GIVEN EXERCISE – Your output is the lines from the first one to the one containing "import * as", repeated exactly, with images left out.

INFORMATION SHOWN –
** Start **
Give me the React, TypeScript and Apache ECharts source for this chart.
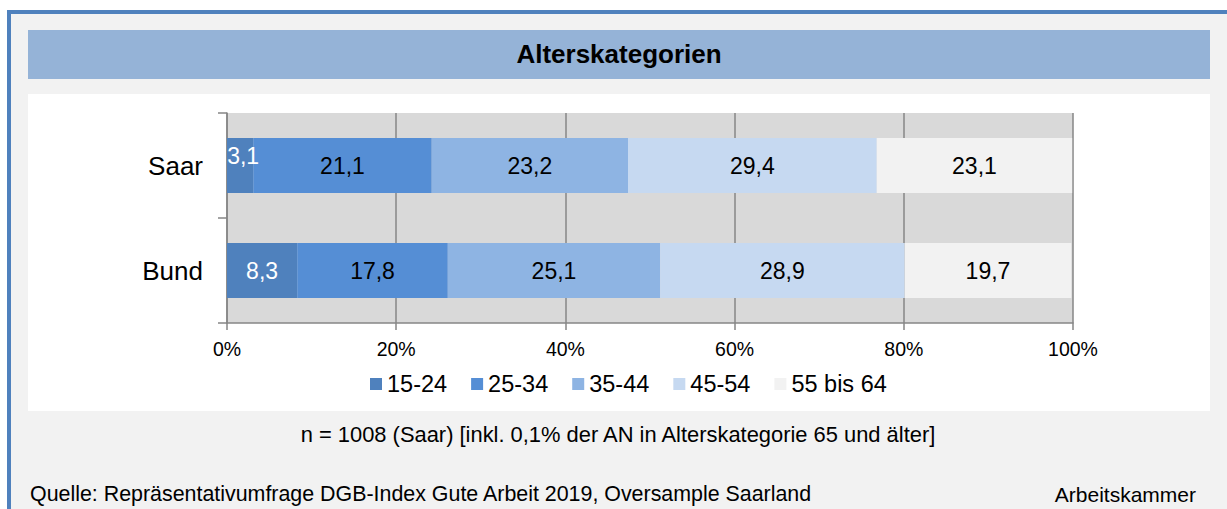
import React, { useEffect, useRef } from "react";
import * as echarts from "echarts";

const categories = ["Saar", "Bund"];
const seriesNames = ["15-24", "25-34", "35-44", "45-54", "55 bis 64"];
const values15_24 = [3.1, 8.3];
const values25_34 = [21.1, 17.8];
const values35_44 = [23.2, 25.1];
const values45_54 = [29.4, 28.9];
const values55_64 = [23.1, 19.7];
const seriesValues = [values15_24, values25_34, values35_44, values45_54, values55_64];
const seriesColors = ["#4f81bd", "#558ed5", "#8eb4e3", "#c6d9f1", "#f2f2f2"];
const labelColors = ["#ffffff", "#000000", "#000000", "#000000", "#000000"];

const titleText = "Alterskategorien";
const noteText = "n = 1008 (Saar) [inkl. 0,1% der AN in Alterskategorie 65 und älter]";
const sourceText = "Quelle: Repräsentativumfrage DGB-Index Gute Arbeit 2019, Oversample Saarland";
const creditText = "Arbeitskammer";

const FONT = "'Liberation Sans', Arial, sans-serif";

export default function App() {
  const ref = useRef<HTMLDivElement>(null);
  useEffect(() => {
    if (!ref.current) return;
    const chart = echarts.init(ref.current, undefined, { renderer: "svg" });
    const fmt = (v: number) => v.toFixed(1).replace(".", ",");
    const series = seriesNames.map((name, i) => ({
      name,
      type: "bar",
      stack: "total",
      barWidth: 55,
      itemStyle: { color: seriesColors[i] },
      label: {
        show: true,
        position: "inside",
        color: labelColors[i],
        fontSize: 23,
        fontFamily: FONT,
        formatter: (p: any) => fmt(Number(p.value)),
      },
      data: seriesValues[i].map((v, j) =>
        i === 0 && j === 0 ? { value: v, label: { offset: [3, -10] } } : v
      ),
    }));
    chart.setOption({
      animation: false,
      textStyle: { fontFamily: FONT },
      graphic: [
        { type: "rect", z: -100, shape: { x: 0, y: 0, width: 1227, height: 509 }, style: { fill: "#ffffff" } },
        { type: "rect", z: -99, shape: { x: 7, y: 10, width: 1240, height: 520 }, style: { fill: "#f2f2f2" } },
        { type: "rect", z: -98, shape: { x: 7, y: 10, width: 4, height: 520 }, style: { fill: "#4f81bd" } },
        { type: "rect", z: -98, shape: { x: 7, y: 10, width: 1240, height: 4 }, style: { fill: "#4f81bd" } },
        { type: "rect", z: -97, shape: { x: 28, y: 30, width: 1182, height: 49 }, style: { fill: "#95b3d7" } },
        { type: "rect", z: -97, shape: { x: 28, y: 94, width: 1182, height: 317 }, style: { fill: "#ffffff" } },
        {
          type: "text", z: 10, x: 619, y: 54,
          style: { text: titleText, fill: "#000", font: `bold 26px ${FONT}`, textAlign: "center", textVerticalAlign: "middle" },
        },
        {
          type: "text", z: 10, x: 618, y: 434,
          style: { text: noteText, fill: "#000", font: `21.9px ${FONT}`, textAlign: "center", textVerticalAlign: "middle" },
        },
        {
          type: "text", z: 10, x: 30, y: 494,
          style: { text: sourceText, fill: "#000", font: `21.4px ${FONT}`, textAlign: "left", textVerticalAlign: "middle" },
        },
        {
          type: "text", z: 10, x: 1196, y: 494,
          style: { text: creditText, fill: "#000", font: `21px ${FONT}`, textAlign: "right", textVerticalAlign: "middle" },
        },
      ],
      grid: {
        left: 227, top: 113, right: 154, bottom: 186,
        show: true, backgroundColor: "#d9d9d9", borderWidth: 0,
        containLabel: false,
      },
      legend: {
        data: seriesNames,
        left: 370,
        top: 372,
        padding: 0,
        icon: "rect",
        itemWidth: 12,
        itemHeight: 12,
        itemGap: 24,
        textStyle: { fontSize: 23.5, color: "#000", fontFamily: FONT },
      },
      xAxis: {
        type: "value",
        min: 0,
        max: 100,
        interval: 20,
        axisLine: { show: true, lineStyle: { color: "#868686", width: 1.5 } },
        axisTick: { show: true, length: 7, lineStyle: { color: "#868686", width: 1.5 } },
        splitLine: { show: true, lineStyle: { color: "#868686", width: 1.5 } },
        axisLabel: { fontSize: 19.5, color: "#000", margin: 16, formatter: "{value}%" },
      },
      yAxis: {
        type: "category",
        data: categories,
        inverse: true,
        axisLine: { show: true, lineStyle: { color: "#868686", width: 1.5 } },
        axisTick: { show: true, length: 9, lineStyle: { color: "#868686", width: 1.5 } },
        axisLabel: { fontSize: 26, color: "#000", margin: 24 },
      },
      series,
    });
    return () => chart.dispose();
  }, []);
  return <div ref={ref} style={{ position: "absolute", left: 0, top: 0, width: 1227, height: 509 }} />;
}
** End **
REPLY TO THE TASK –
Give me the React, TypeScript and Apache ECharts source for this chart.
import React, { useEffect, useRef } from "react";
import * as echarts from "echarts";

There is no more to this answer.